Faiz artışlarına yönelik bir soruyu yanıtlayan Erkan, “Parasal sıkılaştırma sürecine bütünsel bakmamız şart. Faiz artırımının yeterli ya da yetersiz olarak nitelendirilmesi bu bütünsel adımların etkisi incelendikten sonra değerlendirilmeli. Bir anda normalleştik deseydik etkileri görmeden, yanlış yaklaşım olurdu.” dedi.
Merkez Bankası Başkanı Erkan, “faiz sebep, enflasyon sonuç” sözünün sorulması üzerine “Benden hiçbir zaman siyasi açıklama almayacaksınız.” açıklaması yaptı.
Erkan, yüksek tutarlı banknot basılmasının gündemde olup olmadığına ilşkin soruyu “Şu an üstünde çalışmıyoruz. Enflasyonla mücalede hedefimiz.” şeklinde yanıtladı.
Merkez Bankası Başkanı, döviz kuruna ilişkin olarak, “Kur seviyesi hedeflemiyoruz ama aşırı oynaklığı azaltmak Merkez Bankası’nın görev tanımındadır.” diye konuştu.
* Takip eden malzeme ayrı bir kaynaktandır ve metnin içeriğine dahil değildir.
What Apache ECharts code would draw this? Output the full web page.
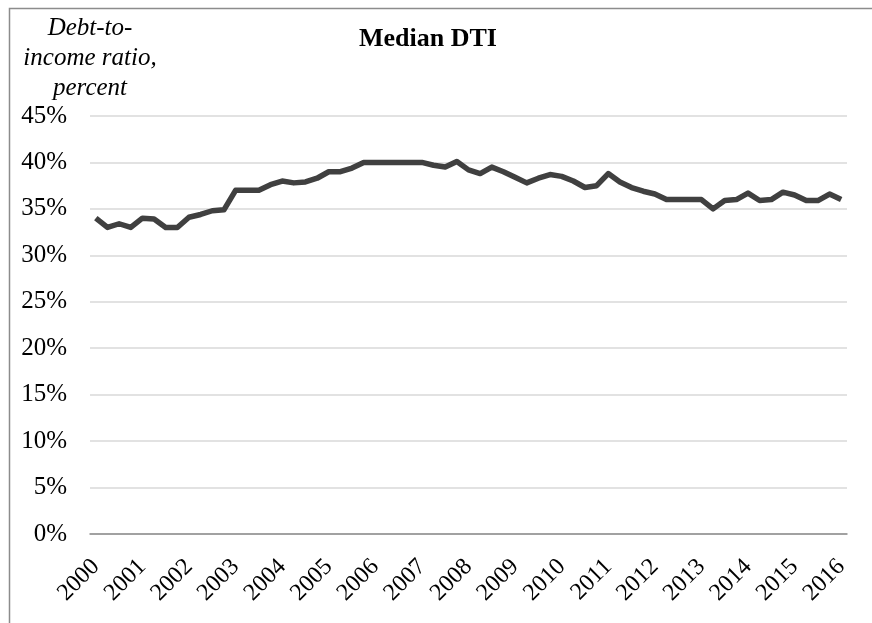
<!DOCTYPE html>
<html>
<head>
<meta charset="utf-8">
<script src="https://cdn.jsdelivr.net/npm/echarts@6/dist/echarts.min.js"></script>
<style>
  html, body { margin: 0; padding: 0; background: #fff; }
  #chart { width: 872px; height: 623px; }
</style>
</head>
<body>
<div id="chart"></div>
<script>
// quarterly median debt-to-income ratio, 2000Q1 .. 2016Q1
var years = ['2000','2001','2002','2003','2004','2005','2006','2007','2008',
             '2009','2010','2011','2012','2013','2014','2015','2016'];
var dti = [
  34.0, 33.0, 33.4, 33.0, 34.0, 33.9, 33.0, 33.0,   // 2000-2001
  34.1, 34.4, 34.8, 34.9, 37.0, 37.0, 37.0, 37.6,   // 2002-2003
  38.0, 37.8, 37.9, 38.3, 39.0, 39.0, 39.4, 40.0,   // 2004-2005
  40.0, 40.0, 40.0, 40.0, 40.0, 39.7, 39.5, 40.1,   // 2006-2007
  39.2, 38.8, 39.5, 39.0, 38.4, 37.8, 38.3, 38.7,   // 2008-2009
  38.5, 38.0, 37.3, 37.5, 38.8, 37.9, 37.3, 36.9,   // 2010-2011
  36.6, 36.0, 36.0, 36.0, 36.0, 35.0, 35.9, 36.0,   // 2012-2013
  36.7, 35.9, 36.0, 36.8, 36.5, 35.9, 35.9, 36.6,   // 2014-2015
  36.0                                               // 2016
];

// one category per quarter, only the first quarter carries the year label
var categories = [];
years.forEach(function (y) {
  for (var q = 1; q <= 4; q++) {
    if (categories.length < dti.length) categories.push(y + 'Q' + q);
  }
});

var font = 'Liberation Serif';
var chart = echarts.init(document.getElementById('chart'));

chart.setOption({
  animation: false,
  backgroundColor: '#fff',
  title: {
    text: 'Median DTI',
    left: 354,
    top: 21,
    textStyle: { fontFamily: font, fontSize: 26, fontWeight: 'bold', color: '#000' }
  },
  graphic: [{
    type: 'rect',
    shape: { x: 9.5, y: 8.5, width: 1000, height: 1000 },
    style: { fill: 'none', stroke: '#8c8c8c', lineWidth: 1.5 },
    silent: true
  }],
  grid: { left: 90, right: 25, top: 116, bottom: 89 },
  xAxis: {
    type: 'category',
    data: categories,
    boundaryGap: true,
    axisLine: { lineStyle: { color: '#8c8c8c', width: 1.5 } },
    axisTick: { interval: 0, length: 5, lineStyle: { color: '#8c8c8c', width: 1.5 } },
    axisLabel: {
      interval: 3,
      rotate: 45,
      margin: 29,
      fontFamily: font,
      fontSize: 24,
      color: '#000',
      formatter: function (v) { return v.slice(0, 4); }
    },
    splitLine: { show: false }
  },
  yAxis: {
    type: 'value',
    min: 0,
    max: 45,
    interval: 5,
    name: 'Debt-to-\nincome ratio,\npercent',
    nameLocation: 'end',
    nameGap: 10,
    nameTextStyle: {
      fontFamily: font, fontSize: 25, fontStyle: 'italic', color: '#000',
      align: 'center', verticalAlign: 'bottom', lineHeight: 30
    },
    axisLine: { show: false },
    axisTick: { show: false },
    axisLabel: {
      margin: 23,
      fontFamily: font,
      fontSize: 25,
      color: '#000',
      formatter: '{value}%'
    },
    splitLine: { lineStyle: { color: '#d9d9d9', width: 1.5 } }
  },
  series: [{
    type: 'line',
    data: dti,
    symbol: 'none',
    lineStyle: { color: '#404040', width: 5.5, join: 'round' }
  }]
});
</script>
</body>
</html>
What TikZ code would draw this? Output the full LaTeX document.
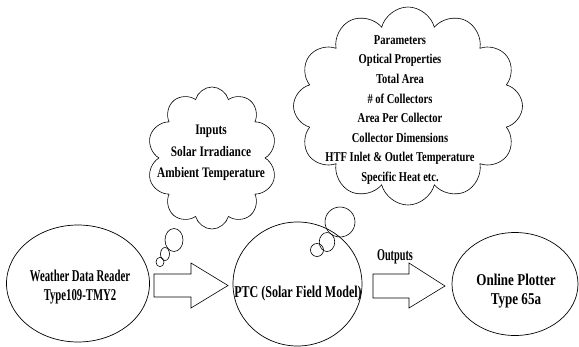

Erkan, Merkez Bankası’nın bağımsız olup olmadığına ilişkin, “TCMB tamamıyla bağımsız bir kurumdur. Atacağımız adımlar, veri odaklı ve şeffaf bir şekilde olacaktır. Bunun aksi düşünülemez. Zaten PPK’da bir değişim söz konusu. Attığımız adımlar söz konusu olduğu zaman aksiyonlarımızda bu bellidir” diye konuştu.